It is easier to grasp the mystery of evil if we focus on the angelic world mentioned in the Bible.
It is worth remembering that it wasn’t just the Queen of Angels who was subjected to a radical spiritual choice (Fiat, let it be done, or Non serviam, I will not serve), but the angelic spirits themselves were put to the test. With a few quotes from Scriptures, Saint Thomas Aquinas teaches that the angels were created in a state of grace, but without yet seeing God.
From the moment of their creation, the angels became aware of their own perfection, which brought them great joy and made them praise God, but they were soon called by their Creator to detach themselves from that beautiful initial state to rise higher, above themselves, to a supernatural destiny beyond what they could have imagined: to contemplate God face to face in an eternal and jubilant ecstasy of love (Rev 5:11).
Together with theologians like Saints Augustine and Gregory, Saint Thomas Aquinas also thinks that, in the same moment that they were thus called to Divine Life, God also revealed to them their future mission and place in the supernatural order, especially their dependence on the future Incarnate Word and His Mother, full of grace yet a simple human. For their pure spirit, this certainly constituted a test, for it was tantamount to asking them to leave a reality beautiful and good in itself in order to submit to another paradoxical order that could only hold its coherence from Divine Love going beyond all the expectations of a created nature.

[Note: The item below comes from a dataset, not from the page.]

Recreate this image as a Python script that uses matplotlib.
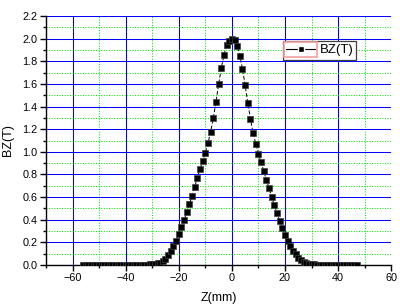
import matplotlib
matplotlib.use("Agg")
import matplotlib.pyplot as plt
from matplotlib.ticker import MultipleLocator
from matplotlib.lines import Line2D
from matplotlib.patches import Rectangle

# Data
z_mm = list(range(-56, 48))
bz_left_tail = [0.0, 0.0, 0.0, 0.0, 0.0, 0.0, 0.0, 0.0, 0.0, 0.0,
                0.0, 0.0, 0.0, 0.001, 0.001, 0.001, 0.001, 0.001, 0.002, 0.002, 0.002,
                0.002, 0.003, 0.003, 0.004, 0.005, 0.007, 0.010]          # -56 .. -29
bz_core = [0.014, 0.022, 0.035, 0.055, 0.085, 0.122, 0.165, 0.215, 0.272, 0.333,
           0.398, 0.466, 0.538, 0.610, 0.690, 0.772, 0.850, 0.918, 0.992, 1.078,
           1.176, 1.296, 1.440, 1.595, 1.738, 1.852, 1.940, 1.983, 2.000,
           1.985, 1.938, 1.848, 1.733, 1.588, 1.432, 1.290, 1.168, 1.070, 0.982,
           0.908, 0.830, 0.750, 0.680, 0.600, 0.527, 0.458, 0.392, 0.326, 0.266,
           0.214, 0.168, 0.128, 0.095, 0.066, 0.044, 0.029, 0.018]         # -28 .. 28
bz_right_tail = [0.011, 0.007, 0.005, 0.004, 0.003, 0.002, 0.002, 0.002, 0.001, 0.001,
                 0.001, 0.001, 0.0, 0.0, 0.0, 0.0, 0.0, 0.0, 0.0]            # 29 .. 47
bz_T = bz_left_tail + bz_core + bz_right_tail

x_label = "Z(mm)"
y_label = "BZ(T)"
series_name = "BZ(T)"

plt.rcParams['font.family'] = ['Liberation Sans', 'DejaVu Sans']

fig = plt.figure(figsize=(4.0, 3.08), dpi=100)
ax = fig.add_axes([0.115, 0.1396, 0.863, 0.8084])

ax.plot(z_mm, bz_T, color='black', linestyle=(0, (4, 2)), linewidth=0.7,
        marker='s', markersize=4.5, markerfacecolor='black',
        markeredgecolor='#404040', markeredgewidth=0.5, label=series_name, zorder=5)

ax.set_xlim(-70, 60)
ax.set_ylim(0, 2.2)
ax.xaxis.set_major_locator(MultipleLocator(20))
ax.xaxis.set_minor_locator(MultipleLocator(10))
ax.yaxis.set_major_locator(MultipleLocator(0.2))
ax.yaxis.set_minor_locator(MultipleLocator(0.1))
ax.yaxis.set_major_formatter(matplotlib.ticker.FormatStrFormatter('%.1f'))

ax.grid(which='major', color='#0000ff', linestyle='-', linewidth=0.75, zorder=1)
ax.grid(which='minor', color='#00ee00', linestyle=(0, (1, 1.5)), linewidth=0.75, zorder=1)
ax.set_axisbelow(True)

for s in ('top', 'right'):
    ax.spines[s].set_visible(False)
for s in ('left', 'bottom'):
    ax.spines[s].set_linewidth(1.0)
    ax.spines[s].set_color('black')

ax.tick_params(which='major', direction='out', length=4, width=1, labelsize=7.8, pad=2)
ax.tick_params(which='minor', direction='out', length=2.5, width=1)

ax.set_xlabel(x_label, fontsize=9, labelpad=6)
ax.set_ylabel(y_label, fontsize=9, labelpad=6)

proxy = Line2D([], [], color='black', linestyle='-', linewidth=0.8,
               marker='s', markersize=4.5, markerfacecolor='black',
               markeredgecolor='white', markeredgewidth=1.0)
leg = ax.legend([proxy], [series_name], loc='upper left', bbox_to_anchor=(0.687, 0.9),
                fontsize=9.5, frameon=True, fancybox=False, edgecolor='#404040',
                framealpha=1, handlelength=2.2, handletextpad=0.3, borderpad=0.25,
                borderaxespad=0)
leg.get_frame().set_linewidth(0.9)
leg.set_zorder(10)

# Pink selection rectangle around the legend symbol (as in the reference)
fig.canvas.draw()
bb = leg.get_window_extent()
txt_bb = leg.get_texts()[0].get_window_extent()
rect = Rectangle((bb.x0 + 1, bb.y0 + 3), (txt_bb.x0 - 2) - (bb.x0 + 1), bb.height - 4,
                 transform=None, fill=False, edgecolor='#f4a0a0', linewidth=1.2,
                 zorder=11)
fig.add_artist(rect)

fig.savefig("out.png", dpi=100)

In order to adhere to such a plan, the angels had to abandon their limited judgment and trust their Creator, in an act of supernatural love producing merit, whereby they were given an opportunity to cooperate freely with God in attaining their destiny of eternal happiness. Some mystics have maintained that at that moment of choice, the angels were strengthened in their act of abandonment to God by perceiving a glimpse of the immaculate being of their future Queen, at once so humble and so close to the Most High.